**Required task**
Filter the data for lines with the word "this", then copy every line so identified.
begin
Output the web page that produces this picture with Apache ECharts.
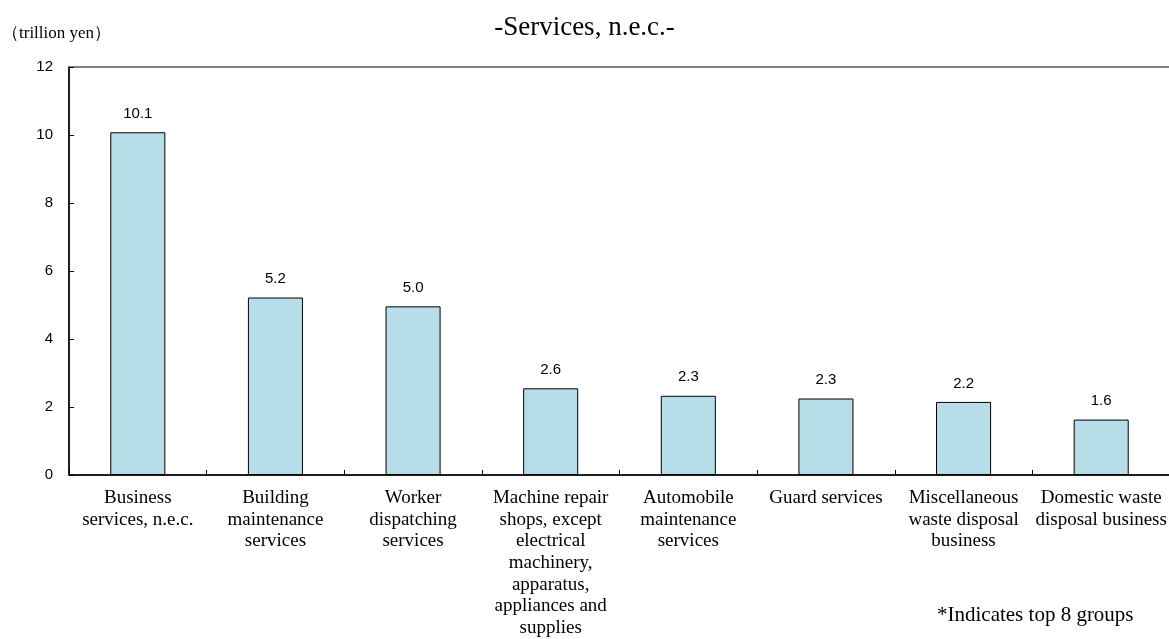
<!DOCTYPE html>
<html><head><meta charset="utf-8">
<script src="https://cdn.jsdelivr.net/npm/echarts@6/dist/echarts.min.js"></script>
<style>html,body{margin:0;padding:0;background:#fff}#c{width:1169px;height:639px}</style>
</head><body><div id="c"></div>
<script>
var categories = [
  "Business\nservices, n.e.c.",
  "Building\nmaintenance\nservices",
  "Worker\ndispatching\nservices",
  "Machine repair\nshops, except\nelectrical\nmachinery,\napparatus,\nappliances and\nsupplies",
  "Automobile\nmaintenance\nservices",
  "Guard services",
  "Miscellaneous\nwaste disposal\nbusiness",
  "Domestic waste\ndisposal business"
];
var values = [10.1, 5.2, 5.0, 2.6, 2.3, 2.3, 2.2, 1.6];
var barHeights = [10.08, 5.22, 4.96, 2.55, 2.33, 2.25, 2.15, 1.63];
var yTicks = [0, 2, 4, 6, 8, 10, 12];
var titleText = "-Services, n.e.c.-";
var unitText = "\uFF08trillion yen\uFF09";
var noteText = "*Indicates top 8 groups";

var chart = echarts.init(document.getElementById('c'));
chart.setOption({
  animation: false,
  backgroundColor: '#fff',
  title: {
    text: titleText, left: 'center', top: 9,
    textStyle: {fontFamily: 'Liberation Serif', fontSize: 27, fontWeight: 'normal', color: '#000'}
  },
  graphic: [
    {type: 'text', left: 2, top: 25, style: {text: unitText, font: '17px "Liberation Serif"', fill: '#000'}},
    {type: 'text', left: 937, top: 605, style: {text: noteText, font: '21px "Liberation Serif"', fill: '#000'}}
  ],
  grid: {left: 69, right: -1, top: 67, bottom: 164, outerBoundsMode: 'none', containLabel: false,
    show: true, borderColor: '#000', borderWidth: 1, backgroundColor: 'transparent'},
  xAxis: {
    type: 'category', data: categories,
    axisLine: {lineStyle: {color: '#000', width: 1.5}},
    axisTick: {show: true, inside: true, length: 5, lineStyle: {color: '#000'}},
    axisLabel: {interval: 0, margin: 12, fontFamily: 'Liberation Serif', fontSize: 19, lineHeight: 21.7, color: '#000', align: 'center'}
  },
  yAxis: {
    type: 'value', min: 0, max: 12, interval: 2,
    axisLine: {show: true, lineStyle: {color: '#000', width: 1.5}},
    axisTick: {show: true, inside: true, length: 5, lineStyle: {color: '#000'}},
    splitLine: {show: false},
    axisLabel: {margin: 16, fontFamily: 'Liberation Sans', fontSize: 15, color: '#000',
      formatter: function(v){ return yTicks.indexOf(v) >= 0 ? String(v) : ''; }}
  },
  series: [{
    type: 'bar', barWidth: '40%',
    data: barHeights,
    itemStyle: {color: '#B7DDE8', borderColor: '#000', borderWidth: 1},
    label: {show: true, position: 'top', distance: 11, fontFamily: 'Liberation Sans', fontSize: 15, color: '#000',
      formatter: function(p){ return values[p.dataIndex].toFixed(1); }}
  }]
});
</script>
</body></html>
end
begin
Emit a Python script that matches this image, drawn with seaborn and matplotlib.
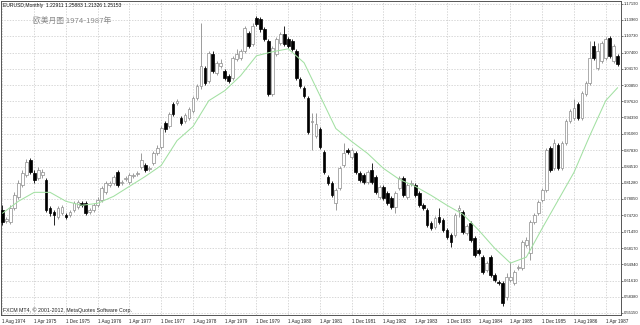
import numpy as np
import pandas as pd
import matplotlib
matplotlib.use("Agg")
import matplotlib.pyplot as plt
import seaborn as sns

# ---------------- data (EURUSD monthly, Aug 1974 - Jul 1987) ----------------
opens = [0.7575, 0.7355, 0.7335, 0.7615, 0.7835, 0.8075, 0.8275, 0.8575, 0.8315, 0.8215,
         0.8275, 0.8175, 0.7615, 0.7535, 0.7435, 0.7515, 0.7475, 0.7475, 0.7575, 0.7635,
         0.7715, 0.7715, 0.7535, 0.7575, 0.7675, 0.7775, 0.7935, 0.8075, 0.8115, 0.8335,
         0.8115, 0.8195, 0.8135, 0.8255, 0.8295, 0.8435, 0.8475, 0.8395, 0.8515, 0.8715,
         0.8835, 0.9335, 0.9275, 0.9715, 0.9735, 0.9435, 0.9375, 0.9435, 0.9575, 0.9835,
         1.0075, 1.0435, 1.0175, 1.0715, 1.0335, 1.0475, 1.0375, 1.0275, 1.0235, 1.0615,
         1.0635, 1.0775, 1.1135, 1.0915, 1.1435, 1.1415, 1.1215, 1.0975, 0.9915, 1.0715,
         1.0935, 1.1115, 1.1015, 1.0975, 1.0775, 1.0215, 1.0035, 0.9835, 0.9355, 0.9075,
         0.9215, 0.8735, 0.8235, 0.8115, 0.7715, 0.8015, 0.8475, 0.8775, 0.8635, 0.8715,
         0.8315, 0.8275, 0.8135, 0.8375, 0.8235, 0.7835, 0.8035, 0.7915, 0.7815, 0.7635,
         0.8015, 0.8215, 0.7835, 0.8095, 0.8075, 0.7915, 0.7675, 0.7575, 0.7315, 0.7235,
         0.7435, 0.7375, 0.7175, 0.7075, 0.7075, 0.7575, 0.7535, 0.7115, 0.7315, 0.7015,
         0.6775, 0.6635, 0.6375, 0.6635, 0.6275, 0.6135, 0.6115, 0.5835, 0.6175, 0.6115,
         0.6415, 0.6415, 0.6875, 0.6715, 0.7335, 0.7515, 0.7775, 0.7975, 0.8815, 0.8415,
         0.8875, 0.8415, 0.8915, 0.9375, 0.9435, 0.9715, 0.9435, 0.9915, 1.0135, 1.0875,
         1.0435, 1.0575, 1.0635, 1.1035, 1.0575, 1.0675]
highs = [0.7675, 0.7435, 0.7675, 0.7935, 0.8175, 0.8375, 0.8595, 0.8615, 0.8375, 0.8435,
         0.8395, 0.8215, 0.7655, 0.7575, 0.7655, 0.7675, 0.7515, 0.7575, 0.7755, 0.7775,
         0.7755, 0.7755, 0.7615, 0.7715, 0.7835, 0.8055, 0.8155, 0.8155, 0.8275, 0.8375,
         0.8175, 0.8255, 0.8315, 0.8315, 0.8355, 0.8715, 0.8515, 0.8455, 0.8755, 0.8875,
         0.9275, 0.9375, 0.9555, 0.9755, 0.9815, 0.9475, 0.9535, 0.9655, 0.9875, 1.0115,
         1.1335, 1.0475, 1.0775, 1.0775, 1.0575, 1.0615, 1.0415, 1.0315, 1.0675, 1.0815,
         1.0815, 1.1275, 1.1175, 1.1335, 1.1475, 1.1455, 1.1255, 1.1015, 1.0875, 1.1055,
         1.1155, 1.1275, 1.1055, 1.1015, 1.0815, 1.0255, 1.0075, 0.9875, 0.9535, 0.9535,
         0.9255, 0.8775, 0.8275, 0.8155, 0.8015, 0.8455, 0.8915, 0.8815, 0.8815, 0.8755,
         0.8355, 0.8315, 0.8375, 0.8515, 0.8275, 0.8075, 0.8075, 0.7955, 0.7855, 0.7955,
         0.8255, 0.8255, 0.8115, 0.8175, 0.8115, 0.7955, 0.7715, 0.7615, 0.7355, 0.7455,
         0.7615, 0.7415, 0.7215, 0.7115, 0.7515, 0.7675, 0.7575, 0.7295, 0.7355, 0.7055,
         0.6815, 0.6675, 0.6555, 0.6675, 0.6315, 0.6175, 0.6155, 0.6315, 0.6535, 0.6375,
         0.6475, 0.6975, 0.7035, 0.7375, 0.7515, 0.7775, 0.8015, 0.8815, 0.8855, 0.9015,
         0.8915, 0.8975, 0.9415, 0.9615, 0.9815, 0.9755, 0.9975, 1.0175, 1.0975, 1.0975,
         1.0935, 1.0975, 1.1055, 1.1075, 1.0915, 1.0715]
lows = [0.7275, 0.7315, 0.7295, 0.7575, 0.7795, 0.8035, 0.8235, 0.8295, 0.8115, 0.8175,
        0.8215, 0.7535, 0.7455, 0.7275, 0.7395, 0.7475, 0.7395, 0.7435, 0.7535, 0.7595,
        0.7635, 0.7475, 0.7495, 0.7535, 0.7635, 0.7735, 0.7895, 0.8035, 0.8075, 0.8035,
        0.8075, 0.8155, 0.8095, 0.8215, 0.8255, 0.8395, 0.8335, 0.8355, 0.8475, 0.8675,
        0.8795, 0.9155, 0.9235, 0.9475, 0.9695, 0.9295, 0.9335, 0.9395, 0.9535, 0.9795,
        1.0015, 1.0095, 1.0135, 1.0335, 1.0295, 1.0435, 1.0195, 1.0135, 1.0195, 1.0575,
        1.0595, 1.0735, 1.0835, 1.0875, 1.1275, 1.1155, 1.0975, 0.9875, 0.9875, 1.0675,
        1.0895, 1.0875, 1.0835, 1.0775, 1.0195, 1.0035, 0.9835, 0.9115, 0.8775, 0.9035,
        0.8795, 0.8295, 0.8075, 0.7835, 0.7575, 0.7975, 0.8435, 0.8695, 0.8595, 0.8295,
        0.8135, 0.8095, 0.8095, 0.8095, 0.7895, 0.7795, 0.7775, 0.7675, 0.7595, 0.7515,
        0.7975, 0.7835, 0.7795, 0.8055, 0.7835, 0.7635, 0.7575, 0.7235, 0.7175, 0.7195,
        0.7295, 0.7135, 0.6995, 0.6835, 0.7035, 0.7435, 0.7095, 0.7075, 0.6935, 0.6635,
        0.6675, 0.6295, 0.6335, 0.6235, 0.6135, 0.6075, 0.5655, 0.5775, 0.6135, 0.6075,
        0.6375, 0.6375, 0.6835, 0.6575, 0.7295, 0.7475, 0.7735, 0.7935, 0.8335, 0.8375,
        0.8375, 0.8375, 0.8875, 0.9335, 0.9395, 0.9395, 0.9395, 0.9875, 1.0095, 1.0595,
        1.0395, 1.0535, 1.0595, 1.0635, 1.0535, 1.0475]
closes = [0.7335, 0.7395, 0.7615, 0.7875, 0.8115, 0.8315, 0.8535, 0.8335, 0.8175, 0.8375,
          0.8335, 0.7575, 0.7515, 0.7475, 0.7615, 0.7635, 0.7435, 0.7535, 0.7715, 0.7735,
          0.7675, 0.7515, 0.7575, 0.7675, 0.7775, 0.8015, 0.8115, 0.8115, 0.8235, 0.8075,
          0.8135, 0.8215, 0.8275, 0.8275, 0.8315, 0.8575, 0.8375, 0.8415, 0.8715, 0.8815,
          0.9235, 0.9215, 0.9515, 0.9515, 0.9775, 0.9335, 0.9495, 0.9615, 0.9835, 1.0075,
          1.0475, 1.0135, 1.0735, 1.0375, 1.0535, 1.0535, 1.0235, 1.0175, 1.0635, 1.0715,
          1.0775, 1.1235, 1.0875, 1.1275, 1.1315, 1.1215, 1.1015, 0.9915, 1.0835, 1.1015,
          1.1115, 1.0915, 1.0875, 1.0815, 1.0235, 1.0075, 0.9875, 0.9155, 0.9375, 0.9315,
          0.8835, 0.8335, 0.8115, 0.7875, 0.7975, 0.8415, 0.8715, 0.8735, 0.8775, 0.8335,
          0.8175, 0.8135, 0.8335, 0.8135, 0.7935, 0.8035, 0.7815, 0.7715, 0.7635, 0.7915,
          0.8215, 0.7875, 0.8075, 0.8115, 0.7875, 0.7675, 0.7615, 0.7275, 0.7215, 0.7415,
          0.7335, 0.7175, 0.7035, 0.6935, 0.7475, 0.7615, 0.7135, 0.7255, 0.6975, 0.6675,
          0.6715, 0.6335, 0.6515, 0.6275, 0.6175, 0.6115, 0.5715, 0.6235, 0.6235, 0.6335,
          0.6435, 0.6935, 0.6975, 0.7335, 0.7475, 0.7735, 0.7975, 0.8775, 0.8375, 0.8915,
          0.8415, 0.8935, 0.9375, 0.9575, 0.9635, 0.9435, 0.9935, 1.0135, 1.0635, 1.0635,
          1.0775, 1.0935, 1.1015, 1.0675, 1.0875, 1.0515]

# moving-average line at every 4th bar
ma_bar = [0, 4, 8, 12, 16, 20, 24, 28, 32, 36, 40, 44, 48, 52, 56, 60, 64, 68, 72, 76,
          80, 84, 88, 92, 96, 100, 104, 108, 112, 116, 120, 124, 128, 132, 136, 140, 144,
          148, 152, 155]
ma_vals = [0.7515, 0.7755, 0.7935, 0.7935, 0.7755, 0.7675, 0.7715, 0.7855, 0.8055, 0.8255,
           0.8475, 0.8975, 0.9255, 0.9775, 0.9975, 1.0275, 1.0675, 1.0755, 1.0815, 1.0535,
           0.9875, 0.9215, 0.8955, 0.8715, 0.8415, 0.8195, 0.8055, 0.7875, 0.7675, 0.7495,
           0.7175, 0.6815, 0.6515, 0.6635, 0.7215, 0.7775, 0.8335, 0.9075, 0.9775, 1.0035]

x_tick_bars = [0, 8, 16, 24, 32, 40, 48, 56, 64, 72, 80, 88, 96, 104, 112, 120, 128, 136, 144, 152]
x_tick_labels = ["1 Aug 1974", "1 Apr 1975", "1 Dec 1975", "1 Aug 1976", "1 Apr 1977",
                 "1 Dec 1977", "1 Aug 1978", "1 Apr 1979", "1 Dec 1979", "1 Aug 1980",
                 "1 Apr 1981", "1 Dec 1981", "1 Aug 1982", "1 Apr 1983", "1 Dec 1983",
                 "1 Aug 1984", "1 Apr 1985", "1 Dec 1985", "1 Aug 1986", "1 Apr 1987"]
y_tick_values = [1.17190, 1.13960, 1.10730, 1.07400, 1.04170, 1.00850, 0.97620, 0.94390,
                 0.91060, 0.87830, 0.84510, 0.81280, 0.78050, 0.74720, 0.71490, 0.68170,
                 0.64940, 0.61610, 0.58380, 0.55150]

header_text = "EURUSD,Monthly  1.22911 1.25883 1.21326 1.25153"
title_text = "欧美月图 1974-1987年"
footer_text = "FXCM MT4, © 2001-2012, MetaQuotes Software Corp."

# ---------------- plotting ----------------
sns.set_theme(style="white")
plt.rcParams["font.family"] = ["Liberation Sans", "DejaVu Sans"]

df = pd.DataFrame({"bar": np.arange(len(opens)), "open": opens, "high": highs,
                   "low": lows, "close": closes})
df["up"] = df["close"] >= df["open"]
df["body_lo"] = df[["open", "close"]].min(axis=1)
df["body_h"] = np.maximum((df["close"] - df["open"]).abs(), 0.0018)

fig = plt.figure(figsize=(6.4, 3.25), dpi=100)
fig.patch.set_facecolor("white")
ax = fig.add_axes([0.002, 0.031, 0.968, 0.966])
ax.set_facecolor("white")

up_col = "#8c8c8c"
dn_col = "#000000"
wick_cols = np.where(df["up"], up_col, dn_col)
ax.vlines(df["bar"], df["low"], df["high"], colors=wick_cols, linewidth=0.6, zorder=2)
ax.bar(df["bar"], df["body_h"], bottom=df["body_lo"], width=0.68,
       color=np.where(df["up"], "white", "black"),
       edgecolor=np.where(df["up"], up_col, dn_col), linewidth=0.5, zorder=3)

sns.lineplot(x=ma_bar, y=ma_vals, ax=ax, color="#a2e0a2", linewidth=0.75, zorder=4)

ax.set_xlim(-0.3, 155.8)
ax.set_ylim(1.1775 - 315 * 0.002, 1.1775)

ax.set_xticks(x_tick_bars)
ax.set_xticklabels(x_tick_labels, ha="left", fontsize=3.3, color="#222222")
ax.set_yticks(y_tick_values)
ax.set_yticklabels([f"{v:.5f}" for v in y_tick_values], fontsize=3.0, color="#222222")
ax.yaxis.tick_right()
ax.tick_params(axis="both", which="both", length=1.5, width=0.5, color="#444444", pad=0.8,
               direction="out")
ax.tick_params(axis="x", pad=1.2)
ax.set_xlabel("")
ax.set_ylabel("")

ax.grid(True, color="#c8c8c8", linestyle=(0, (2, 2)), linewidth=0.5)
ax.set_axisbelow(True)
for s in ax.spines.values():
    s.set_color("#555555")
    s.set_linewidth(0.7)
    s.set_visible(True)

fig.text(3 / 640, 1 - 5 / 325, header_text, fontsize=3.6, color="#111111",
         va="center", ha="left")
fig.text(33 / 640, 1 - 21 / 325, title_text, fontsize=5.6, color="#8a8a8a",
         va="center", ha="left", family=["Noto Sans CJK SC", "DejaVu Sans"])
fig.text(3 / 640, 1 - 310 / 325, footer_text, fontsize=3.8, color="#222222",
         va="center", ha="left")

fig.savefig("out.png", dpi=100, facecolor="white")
end
**Response**
Output the web page that produces this picture with Apache ECharts.
Emit a Python script that matches this image, drawn with seaborn and matplotlib.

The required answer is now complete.